A mid-year cut may require using contingency funds. Questions about continuing cuts are hypothetical because we don’t yet know the degree of the cut and we don’t know the funding mechanism; block grant funding may require different solutions than formula-based funding. Rather than answer hypothetical questions, I will note that my priority will be to protect core educational programming and to protect teachers and staff. We will need community involvement; we formed a community budget advisory committee during my first year on the board for precisely this kind of situation. We will need additional community involvement as we consider funding reductions.


Are Lawrence students shortchanged in any aspect of their education?

I do not believe that Lawrence students are shortchanged in any aspect of their education. In the last four years we implemented full-day kindergarten, blended learning, and the AVID program. We are now investigating the high school AP Capstone program that grew out of my idea to implement more coordinated advanced study opportunities. These are examples of excellence in education, but this excellence is threatened by some legislators who want to reduce funding, take control of local elections, promote charter schools, eliminate common core and remove sex education from local control. If this happens students may very well be shortchanged.


Do you support Common Core standards? Why or why not?

I fully support the implementation of Common Core, now known as the Kansas College and Career Ready Standards. Instead of different states using different educational benchmarks, states that have adopted Common Core now have a consistent set of standards. These standards also align well with international standards. The standards are rigorous and promote critical thinking, and the teachers and staff in Lawrence have worked hard to design the curricula that will allow children to meet these standards. Moves to abolish Common Core are misguided and misinformed, and such a move at this point will harm the education of our children.


Should teachers have tenure rights? Is it “too hard” to fire teachers with tenure?

The idea that it is “too hard” to fire teachers with tenure is simply an excuse to break unions, diminish public education and promote for-profit education at the taxpayers’ expense. Such efforts are part of a broader effort to severely restrict educator bargaining rights. Within the last two weeks the Kansas House Education Committee ignored a bargaining rights agreement, negotiated over 18 months by various education groups, in favor of a bill written by the Koch-backed Kansas Policy Institute. Making it harder to bargain, and to earn and retain tenure, demoralizes our educators, and does nothing to improve learning.


Do you support moving school board elections to November in even numbered years and/or making the elections partisan?

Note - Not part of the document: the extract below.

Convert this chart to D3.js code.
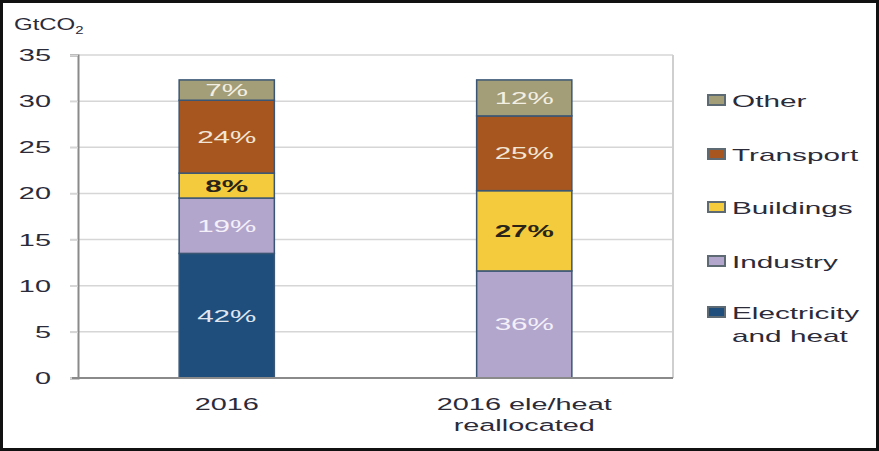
<!doctype html>
<meta charset="utf-8">
<script src="https://d3js.org/d3.v7.min.js"></script>
<style>
  body { margin: 0; background: #fff; }
  text { font-family: "Liberation Sans", Arial, sans-serif; }
</style>
<body>
</body>
<script>
// data
var categories = ["2016", "2016 ele/heat reallocated"];
var catLines = [["2016"], ["2016 ele/heat", "reallocated"]];
var sectors = ["Electricity and heat", "Industry", "Buildings", "Transport", "Other"];
var legendLines = [["Electricity", "and heat"], ["Industry"], ["Buildings"], ["Transport"], ["Other"]];
var values2016 = [13.5, 6.0, 2.7, 7.9, 2.2];
var valuesRealloc = [0, 11.6, 8.7, 8.1, 3.9];
var yTicks = [0, 5, 10, 15, 20, 25, 30, 35];

var colors = ["#1f4e7c", "#b3a6cc", "#f4cb3c", "#a8561f", "#a39d78"];
var labelColors = ["#dfe6f0", "#f4f0fa", "#2a2418", "#f1e6d6", "#f3efe2"];

var W = 879, H = 451;
var svg = d3.select("body").append("svg").attr("width", W).attr("height", H);

// outer frame
svg.append("rect").attr("x", 1.5).attr("y", 1.5).attr("width", W - 3).attr("height", H - 3)
   .attr("fill", "#fff").attr("stroke", "#111").attr("stroke-width", 3);

var x0 = 78, x1 = 673, yTop = 55, yBot = 378;
var y = d3.scaleLinear().domain([0, 35]).range([yBot, yTop]);
var x = d3.scaleBand().domain(categories).range([x0, x1]).paddingInner(0.68).paddingOuter(0.34);

// the picture's text is stretched sideways
function stretched(g, tx, ty, str, anchor, sx) {
  return g.append("text")
     .attr("transform", "translate(" + tx + "," + ty + ") scale(" + (sx || 1.7) + ",1)")
     .attr("text-anchor", anchor || "middle")
     .text(str);
}

// grid
svg.append("g").selectAll("line").data(yTicks.filter(function(d){ return d > 0; }))
  .enter().append("line")
  .attr("x1", 70).attr("x2", x1)
  .attr("y1", function(d){ return y(d); }).attr("y2", function(d){ return y(d); })
  .attr("stroke", "#d6d6d6").attr("stroke-width", 1.5);

// right frame line
svg.append("line").attr("x1", x1).attr("x2", x1).attr("y1", yTop).attr("y2", yBot)
   .attr("stroke", "#cfcfcf").attr("stroke-width", 2);

// y axis
var yAxis = svg.append("g").attr("transform", "translate(" + x0 + ",0)")
   .call(d3.axisLeft(y).tickValues(yTicks).tickSize(8).tickPadding(0).tickFormat(""));
yAxis.select(".domain").attr("stroke", "#8a8a8a").attr("stroke-width", 2);
yAxis.selectAll(".tick line").attr("stroke", "#d6d6d6").attr("stroke-width", 1.5);
var yl = svg.append("g").attr("fill", "#2b2b3a").attr("font-size", 17);
yTicks.forEach(function(t){ stretched(yl, 51, y(t) + 6, String(t), "end"); });

// unit
var unit = svg.append("text").attr("transform", "translate(14,30) scale(1.5,1)")
   .attr("fill", "#2b2b3a").attr("font-size", 16);
unit.append("tspan").text("GtCO");
unit.append("tspan").attr("font-size", 10).attr("dy", 4).text("2");

// bars
var rows = categories.map(function(c, i){
  var r = { cat: c };
  var vals = i === 0 ? values2016 : valuesRealloc;
  sectors.forEach(function(s, j){ r[s] = vals[j]; });
  return r;
});
var stack = d3.stack().keys(sectors)(rows);
var barG = svg.append("g");
stack.forEach(function(layer, j){
  layer.forEach(function(d){
    if (d[1] - d[0] <= 0) return;
    barG.append("rect")
      .attr("x", x(d.data.cat)).attr("width", x.bandwidth())
      .attr("y", y(d[1])).attr("height", y(d[0]) - y(d[1]))
      .attr("fill", colors[j]).attr("stroke", "#3b5675").attr("stroke-width", 1.5);
  });
});
// percentage labels
var lg = svg.append("g").attr("font-size", 16);
stack.forEach(function(layer, j){
  layer.forEach(function(d){
    var v = d[1] - d[0];
    if (v <= 0) return;
    var total = d3.sum(sectors, function(s){ return d.data[s]; });
    stretched(lg, x(d.data.cat) + x.bandwidth() / 2, (y(d[0]) + y(d[1])) / 2 + 6,
              Math.round(v / total * 100) + "%", "middle", 1.85)
      .attr("fill", labelColors[j]).attr("font-weight", j === 2 ? "bold" : null);
  });
});

// baseline
svg.append("line").attr("x1", 72).attr("x2", x1).attr("y1", yBot).attr("y2", yBot)
   .attr("stroke", "#8a8a8a").attr("stroke-width", 2);

// category labels
var cl = svg.append("g").attr("fill", "#2b2b3a").attr("font-size", 17);
categories.forEach(function(c, i){
  catLines[i].forEach(function(line, k){
    stretched(cl, x(c) + x.bandwidth() / 2, 410 + k * 21, line);
  });
});

// legend
var legY = [313, 262, 208, 155, 101];
var leg = svg.append("g").attr("fill", "#2b2b3a").attr("font-size", 17);
sectors.forEach(function(s, j){
  leg.append("rect").attr("x", 708).attr("y", legY[j] - 6).attr("width", 17).attr("height", 10)
     .attr("fill", colors[j]).attr("stroke", "#5d6a74").attr("stroke-width", 2);
  legendLines[j].forEach(function(line, k){
    stretched(leg, 732, legY[j] + 6 + k * 23, line, "start", 1.75);
  });
});
</script>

This is an exceptionally bad idea that few Kansans are asking for and that over 170 Kansas schools boards have opposed. Moving elections means that new members will be seated in the middle of the academic and fiscal year. Goals will have been set, budgets determined and a myriad of other decisions made without the input of some board members. The move for partisanship is not even a thinly veiled attempt by one political party to gain control of local government. Partisanship rarely makes anything better and in this case will make governing at the local level worse.